«There is never an end. There are always new sounds to imagine, new feelings to experience. And there is a need to continually purify these feelings, these sounds, to imagine in their purest form what we have discovered. So that we can see more clearly what we are. Only then can we give those who listen to us the essence, the best of what we are.»
(Quoted by Nat Hentoff in the liner notes written for the album 'Meditations')
1960: Ornette Coleman invents free jazz. The genre is not appreciated by the general public nor by jazz musicians themselves.
1964: 'A Love Supreme', the first free jazz album by John Coltrane, surpasses 'Kind Of Blue' to become the best-selling jazz album in the world.
1965: John Coltrane records 'Meditations'.
Free jazz is an extreme form of Jazz. Starting with street jazz, then clean and refined by Gershwin, followed by Miller's benign band jazz, which was countered by New York's angry black Bebop and Charlie Parker, until the “white” response with Cool Jazz led by Davis and Baker.
Free jazz represents a genre that evolves from a simple form of entertainment to becoming mature and intellectual. No longer packaged, limited to schemes. No longer extensively commercialized because it is intimate and individual. Forget themes and choruses. It is something real, that lives and breathes. It becomes the very concept of communication, translated into music. Sometimes it is rebellion, but it is mostly meditation.
Usually, an artist tends to enjoy success after crafting the masterpiece of their life. But great artists are never satisfied. “Meditations” was recorded by John in a year and follows that religious “enlightenment” that characterized 'A Love Supreme': a free and atonal, dissonant music, without a secure base, where instruments are pushed to the extreme in pure improvisation. It summarizes all the logic (or perhaps non-logic!) of free jazz discovered in the previous record, which is considered the true cornerstone of the artist.
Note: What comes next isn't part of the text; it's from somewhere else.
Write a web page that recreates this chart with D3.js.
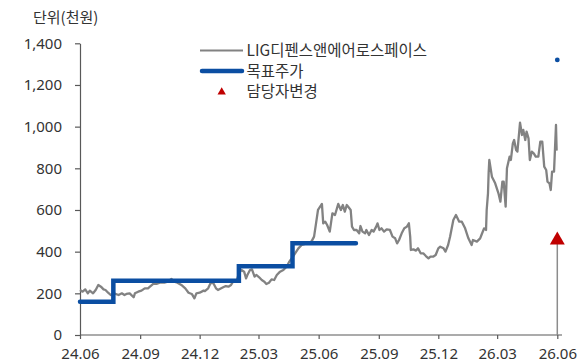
<!DOCTYPE html>
<html><head><meta charset="utf-8">
<script src="https://cdn.jsdelivr.net/npm/d3@7/dist/d3.min.js"></script>
<style>
html,body{margin:0;padding:0;background:#fff;}
svg{display:block;}
</style></head>
<body>
<svg id="chart" width="587" height="363"></svg>
<script>
// ---- data ----
const unitLabel = "단위(천원)";
const seriesNames = ["LIG디펜스앤에어로스페이스", "목표주가", "담당자변경"];
const yTicks = [0, 200, 400, 600, 800, 1000, 1200, 1400];
const xTickLabels = ["24.06","24.09","24.12","25.03","25.06","25.09","25.12","26.03","26.06"];

const priceDates = [
"2024-06-01","2024-06-05","2024-06-09","2024-06-13","2024-06-16","2024-06-21","2024-06-25","2024-06-29","2024-07-03","2024-07-07",
"2024-07-10","2024-07-14","2024-07-18","2024-07-23","2024-07-30","2024-08-04","2024-08-08","2024-08-11","2024-08-16","2024-08-22",
"2024-08-24","2024-08-29","2024-09-03","2024-09-08","2024-09-13","2024-09-16","2024-09-21","2024-09-26","2024-10-01","2024-10-08",
"2024-10-13","2024-10-19","2024-10-23","2024-10-28","2024-11-03","2024-11-09","2024-11-14","2024-11-19","2024-11-23","2024-11-26",
"2024-12-01","2024-12-07","2024-12-09","2024-12-14","2024-12-18","2024-12-22","2024-12-26","2024-12-29","2025-01-03","2025-01-06",
"2025-01-10","2025-01-14","2025-01-18","2025-01-21","2025-01-27","2025-01-30","2025-02-03","2025-02-07","2025-02-10","2025-02-12",
"2025-02-16","2025-02-19","2025-02-23","2025-02-26","2025-03-02","2025-03-06","2025-03-10","2025-03-13","2025-03-17","2025-03-21",
"2025-03-25","2025-03-29","2025-04-03","2025-04-08","2025-04-13","2025-04-17","2025-04-21","2025-04-26","2025-05-01","2025-05-06",
"2025-05-14","2025-05-21","2025-05-25","2025-05-28","2025-05-31","2025-06-06","2025-06-08","2025-06-11","2025-06-14","2025-06-18",
"2025-06-22","2025-06-26","2025-07-01","2025-07-05","2025-07-08","2025-07-11","2025-07-14","2025-07-18","2025-07-20","2025-07-22",
"2025-07-25","2025-07-29","2025-08-02","2025-08-04","2025-08-07","2025-08-11","2025-08-13","2025-08-17","2025-08-21","2025-08-24",
"2025-08-28","2025-08-30","2025-09-02","2025-09-05","2025-09-09","2025-09-13","2025-09-18","2025-09-22","2025-09-26","2025-09-29",
"2025-10-02","2025-10-06","2025-10-10","2025-10-14","2025-10-17","2025-10-19","2025-10-20","2025-10-24","2025-10-28","2025-10-31",
"2025-11-04","2025-11-08","2025-11-12","2025-11-16","2025-11-19","2025-11-23","2025-11-27","2025-12-01","2025-12-04","2025-12-09",
"2025-12-12","2025-12-16","2025-12-19","2025-12-24","2025-12-28","2026-01-02","2026-01-06","2026-01-11","2026-01-16","2026-01-21",
"2026-01-23","2026-01-29","2026-02-03","2026-02-05","2026-02-09","2026-02-12","2026-02-13","2026-02-15","2026-02-16","2026-02-17",
"2026-02-21","2026-02-26","2026-03-03","2026-03-06","2026-03-09","2026-03-11","2026-03-14","2026-03-16","2026-03-20","2026-03-22",
"2026-03-25","2026-03-27","2026-03-30","2026-04-01","2026-04-05","2026-04-08","2026-04-10","2026-04-13","2026-04-15","2026-04-18",
"2026-04-20","2026-04-23","2026-04-26","2026-04-29","2026-05-03","2026-05-06","2026-05-09","2026-05-12","2026-05-15","2026-05-17",
"2026-05-20","2026-05-22","2026-05-24","2026-05-27","2026-05-30","2026-05-31"
];
const priceValues = [
216,208,219,200,213,200,216,240,232,219,
216,203,192,200,192,200,192,197,200,181,
200,208,213,224,224,232,245,245,251,251,
256,269,256,251,240,224,203,197,176,200,
203,213,211,224,251,248,224,216,224,229,
235,232,240,256,264,296,312,304,272,288,
312,315,280,288,277,264,256,245,251,267,
264,288,304,312,328,352,368,392,416,432,
440,448,472,536,600,629,536,544,528,496,
584,576,629,600,624,592,624,608,600,520,
504,504,488,523,496,488,504,480,504,496,
520,536,504,512,496,507,504,472,464,440,
456,488,512,520,536,472,408,411,405,416,
392,392,379,368,376,376,384,416,424,416,
400,432,472,552,576,544,544,512,464,432,
456,448,464,480,512,504,600,680,780,840,
760,728,680,640,736,736,616,800,856,840,
920,936,888,880,1019,960,984,936,976,944,
840,880,872,856,856,928,928,808,792,736,
728,696,784,784,1008,885
];

const targetDates = ["2024-06-01","2024-07-22","2025-01-30","2025-04-22","2025-07-28"];
const targetValues = [160, 260, 330, 440, 440];
const newTargetDate = "2026-06-01";
const newTargetValue = 1320;
const analystChangeDate = "2026-06-01";
const analystChangeValue = 455;

// ---- chart ----
const parse = d3.timeParse("%Y-%m-%d");
const parseTick = d3.timeParse("%y.%m");
const svg = d3.select("#chart");
const x = d3.scaleTime().domain([parseTick("24.06"), parseTick("26.06")]).range([80, 557.3]);
const y = d3.scaleLinear().domain([0, 1400]).range([335, 43.3]);

const numFont = "'Noto Sans', 'DejaVu Sans', sans-serif";
const krFont = "'Noto Sans CJK KR', 'Noto Sans', sans-serif";
const axisColor = "#595959";
const textColor = "#333";

// y axis
const yAxis = svg.append("g").attr("transform", "translate(80,0)")
  .call(d3.axisLeft(y).tickValues(yTicks).tickFormat(d3.format(",")).tickSize(5).tickSizeOuter(0).tickPadding(13));
yAxis.selectAll("path,line").attr("stroke", axisColor).attr("stroke-width", 1.2);
yAxis.selectAll("text").attr("font-family", numFont).attr("font-size", 15).attr("fill", textColor);

// x axis
const xAxis = svg.append("g").attr("transform", "translate(0,335)")
  .call(d3.axisBottom(x).tickValues(xTickLabels.map(parseTick)).tickFormat(d3.timeFormat("%y.%m")).tickSize(4).tickSizeOuter(0).tickPadding(9));
xAxis.select(".domain").attr("d", "M80,0H562");
xAxis.selectAll("path,line").attr("stroke", axisColor).attr("stroke-width", 1.2);
xAxis.selectAll("text").attr("font-family", numFont).attr("font-size", 15).attr("fill", textColor);

// unit label
svg.append("text").attr("x", 33).attr("y", 23).text(unitLabel)
  .attr("font-family", krFont).attr("font-size", 15).attr("fill", textColor);

// price line
const priceData = priceDates.map((d, i) => ({date: parse(d), value: priceValues[i]}));
svg.append("path").datum(priceData)
  .attr("fill", "none").attr("stroke", "#828282").attr("stroke-width", 2.3).attr("stroke-linejoin", "round")
  .attr("d", d3.line().x(d => x(d.date)).y(d => y(d.value)));

// target price step line
const targetData = targetDates.map((d, i) => ({date: parse(d), value: targetValues[i]}));
svg.append("path").datum(targetData)
  .attr("fill", "none").attr("stroke", "#0B4EA2").attr("stroke-width", 4.5).attr("stroke-linecap", "round")
  .attr("d", d3.line().curve(d3.curveStepAfter).x(d => x(d.date)).y(d => y(d.value)));

// new target dot
svg.append("circle").attr("cx", x(parse(newTargetDate))).attr("cy", y(newTargetValue)).attr("r", 2.4).attr("fill", "#0B4EA2");

// analyst change marker
const ax = x(parse(analystChangeDate));
svg.append("line").attr("x1", ax).attr("x2", ax).attr("y1", y(0)).attr("y2", y(analystChangeValue))
  .attr("stroke", "#8c8c8c").attr("stroke-width", 1.5);
svg.append("path").attr("d", d3.symbol(d3.symbolTriangle, 97)())
  .attr("transform", `translate(${ax},${y(analystChangeValue)})`).attr("fill", "#C00000");

// legend
const lg = svg.append("g");
lg.append("line").attr("x1", 200).attr("x2", 243).attr("y1", 50.5).attr("y2", 50.5).attr("stroke", "#828282").attr("stroke-width", 2.2);
lg.append("line").attr("x1", 202).attr("x2", 242).attr("y1", 71).attr("y2", 71).attr("stroke", "#0B4EA2").attr("stroke-width", 4.5).attr("stroke-linecap", "round");
lg.append("path").attr("d", d3.symbol(d3.symbolTriangle, 30)()).attr("transform", "translate(221.7,92)").attr("fill", "#C00000");
[50.5, 71, 91.5].forEach((yy, i) => {
  lg.append("text").attr("x", 246.5).attr("y", yy).attr("dy", "0.36em").text(seriesNames[i])
    .attr("font-family", krFont).attr("font-size", 15.5).attr("fill", textColor);
});
</script>
</body></html>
Forget elegant and crystal-clear jazz. Here we are faced with the raw and pure sound, bombarded into our ears without law or rule. Right from the opening “The Father, The Son & The Holy Ghost”, it feels like plunging into a tribal dance where musicians are possessed by an indomitable force. It's total delirium, a chaos of religious inspiration, tainted by unrestrained voodoo psychedelia. Then it moves to the more relaxed “Compassion”. The divine light, as the title suggests, remains, but it is no longer blinding (and hallucinatory...) as in the previous “piece”; the instruments no longer overlap, and thus the pandemonium is surpassed by a breathtaking solo by John.
“Love” aims to be a curious bass interlude between the first and second parts. Love is not tangible, you cannot choose it, it cannot be explained rationally: this is profane love, and so it is even more so with divine love. Therefore, it is a music that speaks to you when it wants to, its sound almost “scratches” your mind unobtrusively and without precise logic. The passion returns in “Conseguences” (perhaps the consequences of love?) where the verses and scales chase each other endlessly. It’s a crescendo that grows and dies reaching its peak, when it encounters the final track, “Serenity”, which is indeed total relaxation, and you feel suspended in the void.
The common listener struggles to listen to it because it is limited to the limit, to the scheme and concreteness, as indeed the nature of all humans is limited; and in fact, even I do not listen to it lightly. The music in question is supernatural, it goes beyond human standards. The sensations it left me are extraordinary, yet I cannot understand it, nor truly explain it in my own words; but I recommend it to anyone who wants, even just for a moment, to discover music as a sound medium and nothing else, as a complete escape from every standard.